- Working data -
• • • • •
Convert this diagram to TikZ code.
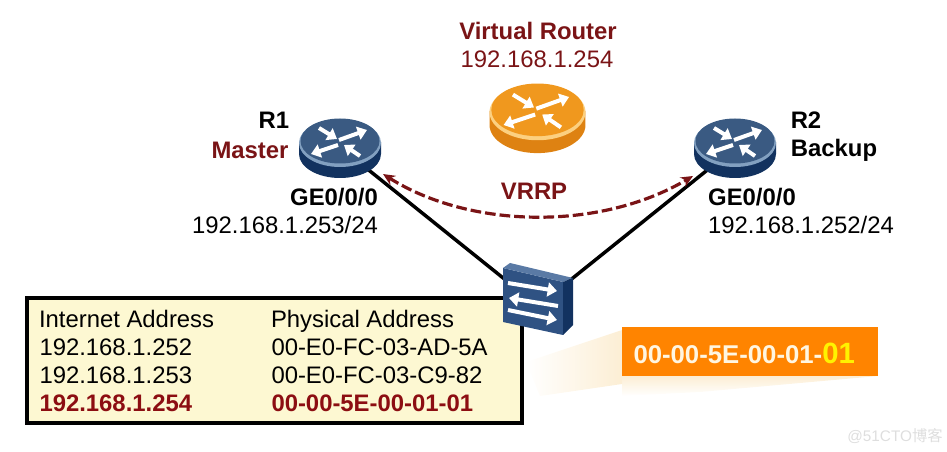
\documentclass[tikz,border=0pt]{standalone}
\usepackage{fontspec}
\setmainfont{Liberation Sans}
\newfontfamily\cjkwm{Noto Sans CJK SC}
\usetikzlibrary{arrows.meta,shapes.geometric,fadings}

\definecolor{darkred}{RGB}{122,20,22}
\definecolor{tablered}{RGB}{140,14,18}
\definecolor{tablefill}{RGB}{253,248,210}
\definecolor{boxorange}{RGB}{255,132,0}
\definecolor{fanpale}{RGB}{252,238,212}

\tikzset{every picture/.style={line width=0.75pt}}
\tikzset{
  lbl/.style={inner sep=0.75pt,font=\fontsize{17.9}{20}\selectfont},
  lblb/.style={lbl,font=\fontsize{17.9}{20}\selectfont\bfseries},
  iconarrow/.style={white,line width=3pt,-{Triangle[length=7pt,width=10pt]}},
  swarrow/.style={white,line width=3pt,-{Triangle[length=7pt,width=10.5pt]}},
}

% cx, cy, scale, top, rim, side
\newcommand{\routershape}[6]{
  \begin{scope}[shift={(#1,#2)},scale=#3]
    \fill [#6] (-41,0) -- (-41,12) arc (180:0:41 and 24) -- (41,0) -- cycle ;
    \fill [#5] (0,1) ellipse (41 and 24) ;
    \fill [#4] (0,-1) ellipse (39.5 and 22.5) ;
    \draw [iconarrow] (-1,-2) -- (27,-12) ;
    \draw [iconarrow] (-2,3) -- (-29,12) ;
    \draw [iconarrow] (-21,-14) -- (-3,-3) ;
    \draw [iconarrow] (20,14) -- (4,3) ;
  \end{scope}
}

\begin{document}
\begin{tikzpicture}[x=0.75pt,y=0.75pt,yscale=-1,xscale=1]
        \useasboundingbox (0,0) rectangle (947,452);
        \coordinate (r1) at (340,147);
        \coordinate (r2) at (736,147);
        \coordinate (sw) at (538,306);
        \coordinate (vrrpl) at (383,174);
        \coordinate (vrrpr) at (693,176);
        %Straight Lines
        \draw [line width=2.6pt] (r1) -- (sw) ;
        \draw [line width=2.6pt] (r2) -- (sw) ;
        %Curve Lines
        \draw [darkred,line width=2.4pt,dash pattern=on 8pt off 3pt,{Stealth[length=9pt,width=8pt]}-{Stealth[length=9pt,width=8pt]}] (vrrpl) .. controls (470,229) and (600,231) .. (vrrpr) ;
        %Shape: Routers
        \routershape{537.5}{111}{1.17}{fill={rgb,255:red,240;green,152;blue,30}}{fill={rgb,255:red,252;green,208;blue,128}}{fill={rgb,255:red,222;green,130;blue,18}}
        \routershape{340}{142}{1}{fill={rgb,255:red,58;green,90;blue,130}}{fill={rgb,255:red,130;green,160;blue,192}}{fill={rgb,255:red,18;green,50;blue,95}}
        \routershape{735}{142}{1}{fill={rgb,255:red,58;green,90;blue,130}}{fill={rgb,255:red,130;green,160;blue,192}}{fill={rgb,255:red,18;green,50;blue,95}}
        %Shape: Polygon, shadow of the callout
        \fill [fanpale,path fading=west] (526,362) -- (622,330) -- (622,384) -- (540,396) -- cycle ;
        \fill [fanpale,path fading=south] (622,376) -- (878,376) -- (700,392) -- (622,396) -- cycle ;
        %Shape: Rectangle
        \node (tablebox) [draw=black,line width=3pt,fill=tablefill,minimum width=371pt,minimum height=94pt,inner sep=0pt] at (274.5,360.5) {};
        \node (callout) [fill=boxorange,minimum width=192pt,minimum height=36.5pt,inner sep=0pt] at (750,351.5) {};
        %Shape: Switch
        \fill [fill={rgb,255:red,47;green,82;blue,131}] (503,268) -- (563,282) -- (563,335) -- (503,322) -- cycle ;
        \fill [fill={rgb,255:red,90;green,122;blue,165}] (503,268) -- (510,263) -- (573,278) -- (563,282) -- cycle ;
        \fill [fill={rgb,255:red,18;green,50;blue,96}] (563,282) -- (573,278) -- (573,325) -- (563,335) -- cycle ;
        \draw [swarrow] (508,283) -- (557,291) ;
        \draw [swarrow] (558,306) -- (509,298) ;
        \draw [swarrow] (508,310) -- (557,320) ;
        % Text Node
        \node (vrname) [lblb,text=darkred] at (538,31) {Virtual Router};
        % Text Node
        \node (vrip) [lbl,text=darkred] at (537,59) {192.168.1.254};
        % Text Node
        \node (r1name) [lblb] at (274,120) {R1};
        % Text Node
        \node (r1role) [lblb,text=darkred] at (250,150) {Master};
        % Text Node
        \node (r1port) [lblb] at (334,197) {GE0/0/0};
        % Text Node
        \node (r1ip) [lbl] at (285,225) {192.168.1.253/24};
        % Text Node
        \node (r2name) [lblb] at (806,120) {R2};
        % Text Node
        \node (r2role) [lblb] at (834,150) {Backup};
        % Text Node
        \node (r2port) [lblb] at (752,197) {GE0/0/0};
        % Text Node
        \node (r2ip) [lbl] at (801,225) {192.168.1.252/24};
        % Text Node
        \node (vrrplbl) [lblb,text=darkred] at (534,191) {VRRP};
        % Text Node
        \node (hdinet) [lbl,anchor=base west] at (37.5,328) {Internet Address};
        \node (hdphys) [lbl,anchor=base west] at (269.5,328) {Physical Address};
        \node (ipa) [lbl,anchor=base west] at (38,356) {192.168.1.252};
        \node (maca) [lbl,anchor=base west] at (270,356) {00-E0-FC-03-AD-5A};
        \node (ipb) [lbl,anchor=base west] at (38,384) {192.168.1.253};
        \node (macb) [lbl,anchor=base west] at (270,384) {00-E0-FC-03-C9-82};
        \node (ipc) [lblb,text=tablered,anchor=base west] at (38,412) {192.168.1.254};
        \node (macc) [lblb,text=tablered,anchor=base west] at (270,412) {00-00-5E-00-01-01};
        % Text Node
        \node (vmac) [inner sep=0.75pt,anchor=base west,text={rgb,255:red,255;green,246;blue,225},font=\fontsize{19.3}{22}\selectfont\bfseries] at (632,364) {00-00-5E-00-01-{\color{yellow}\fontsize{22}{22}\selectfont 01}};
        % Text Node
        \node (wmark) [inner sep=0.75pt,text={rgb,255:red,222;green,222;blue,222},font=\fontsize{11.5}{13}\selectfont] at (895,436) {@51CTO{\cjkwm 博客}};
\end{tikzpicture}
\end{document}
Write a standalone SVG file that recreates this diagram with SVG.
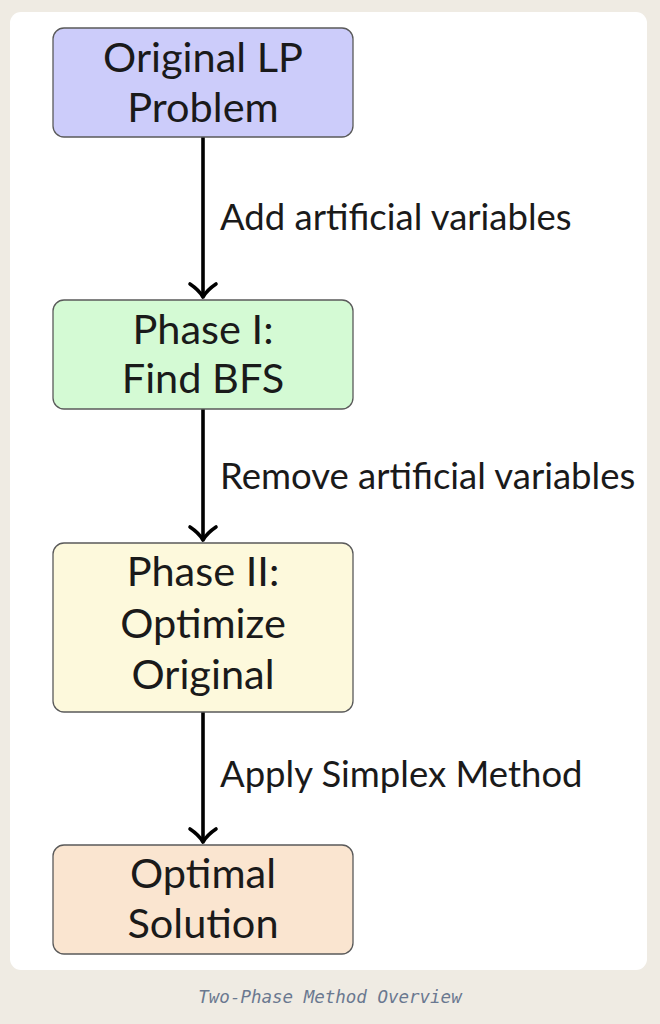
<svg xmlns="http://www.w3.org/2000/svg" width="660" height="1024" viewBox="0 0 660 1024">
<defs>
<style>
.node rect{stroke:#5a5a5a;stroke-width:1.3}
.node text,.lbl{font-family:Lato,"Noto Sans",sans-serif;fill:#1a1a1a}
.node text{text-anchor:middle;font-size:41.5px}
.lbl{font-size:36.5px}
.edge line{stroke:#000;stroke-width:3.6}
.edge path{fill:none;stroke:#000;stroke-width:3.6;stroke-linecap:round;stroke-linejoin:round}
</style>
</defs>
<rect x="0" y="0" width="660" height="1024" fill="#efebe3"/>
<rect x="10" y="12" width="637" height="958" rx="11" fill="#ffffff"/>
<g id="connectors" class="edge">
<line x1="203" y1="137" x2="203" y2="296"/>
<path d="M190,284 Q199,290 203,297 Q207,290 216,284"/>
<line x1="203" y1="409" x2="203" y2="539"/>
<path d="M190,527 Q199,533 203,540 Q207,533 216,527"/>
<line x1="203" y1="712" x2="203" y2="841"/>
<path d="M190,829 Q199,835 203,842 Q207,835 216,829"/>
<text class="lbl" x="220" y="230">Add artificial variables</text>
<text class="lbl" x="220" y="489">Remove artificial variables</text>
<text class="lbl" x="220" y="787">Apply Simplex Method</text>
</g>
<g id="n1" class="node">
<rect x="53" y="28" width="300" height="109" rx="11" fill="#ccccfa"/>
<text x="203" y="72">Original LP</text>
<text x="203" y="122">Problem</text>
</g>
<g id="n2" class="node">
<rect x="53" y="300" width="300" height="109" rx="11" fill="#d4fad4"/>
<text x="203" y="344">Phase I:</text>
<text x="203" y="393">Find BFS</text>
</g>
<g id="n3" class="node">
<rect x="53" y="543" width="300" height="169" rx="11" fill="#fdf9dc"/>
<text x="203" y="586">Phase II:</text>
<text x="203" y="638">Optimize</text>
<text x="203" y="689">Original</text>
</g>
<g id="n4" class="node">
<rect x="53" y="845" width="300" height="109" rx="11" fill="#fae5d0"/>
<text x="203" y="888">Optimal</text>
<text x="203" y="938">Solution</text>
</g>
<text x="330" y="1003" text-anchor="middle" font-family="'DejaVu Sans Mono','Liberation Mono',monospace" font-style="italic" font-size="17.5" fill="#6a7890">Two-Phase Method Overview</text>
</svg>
• • • • •
- Written task -
Exactly the lines from the one with "Write a standalone" through the end of the records should be written out, and only those. Pictures do not belong in the copy.

- Full solution -
Write a standalone SVG file that recreates this diagram with SVG.
<svg xmlns="http://www.w3.org/2000/svg" width="660" height="1024" viewBox="0 0 660 1024">
<defs>
<style>
.node rect{stroke:#5a5a5a;stroke-width:1.3}
.node text,.lbl{font-family:Lato,"Noto Sans",sans-serif;fill:#1a1a1a}
.node text{text-anchor:middle;font-size:41.5px}
.lbl{font-size:36.5px}
.edge line{stroke:#000;stroke-width:3.6}
.edge path{fill:none;stroke:#000;stroke-width:3.6;stroke-linecap:round;stroke-linejoin:round}
</style>
</defs>
<rect x="0" y="0" width="660" height="1024" fill="#efebe3"/>
<rect x="10" y="12" width="637" height="958" rx="11" fill="#ffffff"/>
<g id="connectors" class="edge">
<line x1="203" y1="137" x2="203" y2="296"/>
<path d="M190,284 Q199,290 203,297 Q207,290 216,284"/>
<line x1="203" y1="409" x2="203" y2="539"/>
<path d="M190,527 Q199,533 203,540 Q207,533 216,527"/>
<line x1="203" y1="712" x2="203" y2="841"/>
<path d="M190,829 Q199,835 203,842 Q207,835 216,829"/>
<text class="lbl" x="220" y="230">Add artificial variables</text>
<text class="lbl" x="220" y="489">Remove artificial variables</text>
<text class="lbl" x="220" y="787">Apply Simplex Method</text>
</g>
<g id="n1" class="node">
<rect x="53" y="28" width="300" height="109" rx="11" fill="#ccccfa"/>
<text x="203" y="72">Original LP</text>
<text x="203" y="122">Problem</text>
</g>
<g id="n2" class="node">
<rect x="53" y="300" width="300" height="109" rx="11" fill="#d4fad4"/>
<text x="203" y="344">Phase I:</text>
<text x="203" y="393">Find BFS</text>
</g>
<g id="n3" class="node">
<rect x="53" y="543" width="300" height="169" rx="11" fill="#fdf9dc"/>
<text x="203" y="586">Phase II:</text>
<text x="203" y="638">Optimize</text>
<text x="203" y="689">Original</text>
</g>
<g id="n4" class="node">
<rect x="53" y="845" width="300" height="109" rx="11" fill="#fae5d0"/>
<text x="203" y="888">Optimal</text>
<text x="203" y="938">Solution</text>
</g>
<text x="330" y="1003" text-anchor="middle" font-family="'DejaVu Sans Mono','Liberation Mono',monospace" font-style="italic" font-size="17.5" fill="#6a7890">Two-Phase Method Overview</text>
</svg>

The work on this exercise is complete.